Another example of this/a similar issue: I created a search set so that I could predetermine the settings rather than editing them after the initial search. I have it set to search Google Scholar, as before. I searched Breath AND Stuttering. Several hits were considered “No Match” and I had to scour the log to find these. For instance, I located the Google Scholar search page in the log and then looked for the first hit on that page to find “A Point of View about Stuttering,” an article which was found but also discarded to the log as a No Match. That article includes in the content of the search both of my keywords: Breath and Stuttering. Why is not being provided as a result? I think it’s highly likely this is user issue, but if it isn’t, and this is working as intended, I find the use and credibility of using DEVONagent as a research tool suspect. Please help!

DEVONagent matches the downloaded pages/documents on its own. You could use the secondary query * if you prefer unfiltered results. But using DEVONagent as a frontend for Google is neither a recommended usage scenario nor does it take advantage of DEVONagent’s features.

To be clear, what I’ve described above is DEVONagent working as intended then? And, am I really using it as a frontend for Google when I’m using the built-in Google Scholar plugin? Is DEVONagent, by design, supposed to be filtering out very relevant resources for my research that a regular Google Scholar search does not?

By default DEVONagent matches pages on its own, it does not only present results of a search engine in a different user interface. This is e.g. explained in the chapters Read Me and Getting Started of the help.

I am trying to “search multiple search engines and websites with just one click.” I would like to “keep-up-to-date on a subject.” How can I carry out these use-cases for which DEVONagent is intended if I am not able to have it return thorough and comprehensive results on a topic or subject? Did you have a chance to read my earlier posts above? How am I to keep up-to-date if my search is filtering out a relevant article such as “A point of view about stuttering” which a free search engine returns it as the very first hit? I need less of an explanation about DEVONagent’s limitations or affordances and more of a “this is how to do what you want to do using this program.” Thanks!

See

And of course disable all other filters (see Search Set window and Options tab of Search windows too)

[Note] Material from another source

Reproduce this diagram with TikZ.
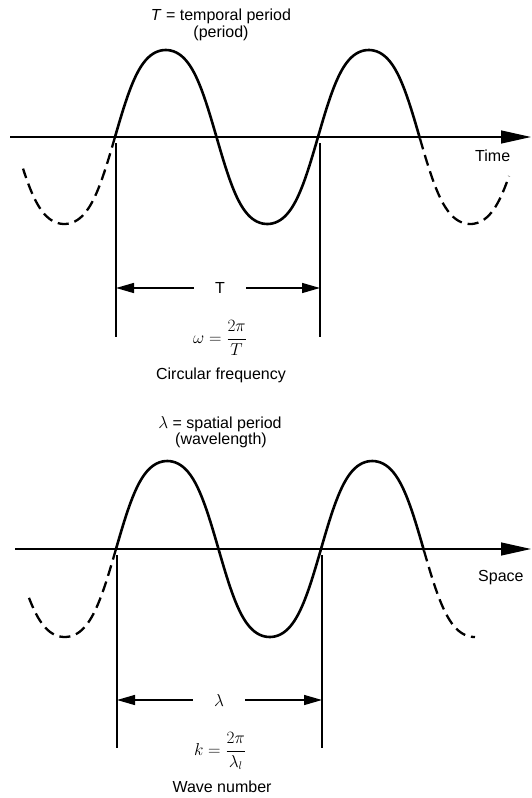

The filter options are turned off. It’s still not returning many relevant articles, that otherwise appear at the very top of a Google Scholar search?

I’m trying to test these things you’re mentioning but now Google Scholar is returning 0 results no matter what I put into the search bar. For example, even Shakespeare returns 0 results.

Did you enter the suggested secondary query too? In addition, in case of too much traffic Google might temporarily block you.

Thanks for the second comment: it does appear that once I found the search in the log and proved I wasn’t a robot, results began appearing if I re-did the search.

What exactly does the secondary query do? I would assume that it might further limit rather than expand my search results, but that may be an inaccurate intuition. Is it adding multiple queries together rather than narrowing? And, to get the results I’m missing in the initial search require that I know what was filtered out before I do the secondary query? That’s a lot of extra work, since I’d have to find out what it missed and then help it not miss that relevant stuff(?).

It’s a wildcard and accepts every page. You could also enable the Express mode. This will deliver faster and unfiltered results. But especially the Digest is very limited or not available at all.

Thank you, I will play around with these different options this afternoon. I appreciate the help! (I’ve also come to determine that I may just need to make more use of the log when doing comprehensive, on demand searches (rather than scheduled crawls, etc.) It’s not ideal, but I also don’t think it’s the end of the world either. I’m able to access the exact same Google Scholar search result by accessing it from the log.)

You might also want to have a look at the PDF or eBook versions of the help (DEVONtechnologies | Handbooks and Extras). These formats are usually easier to read than the help in macOS’ help viewer.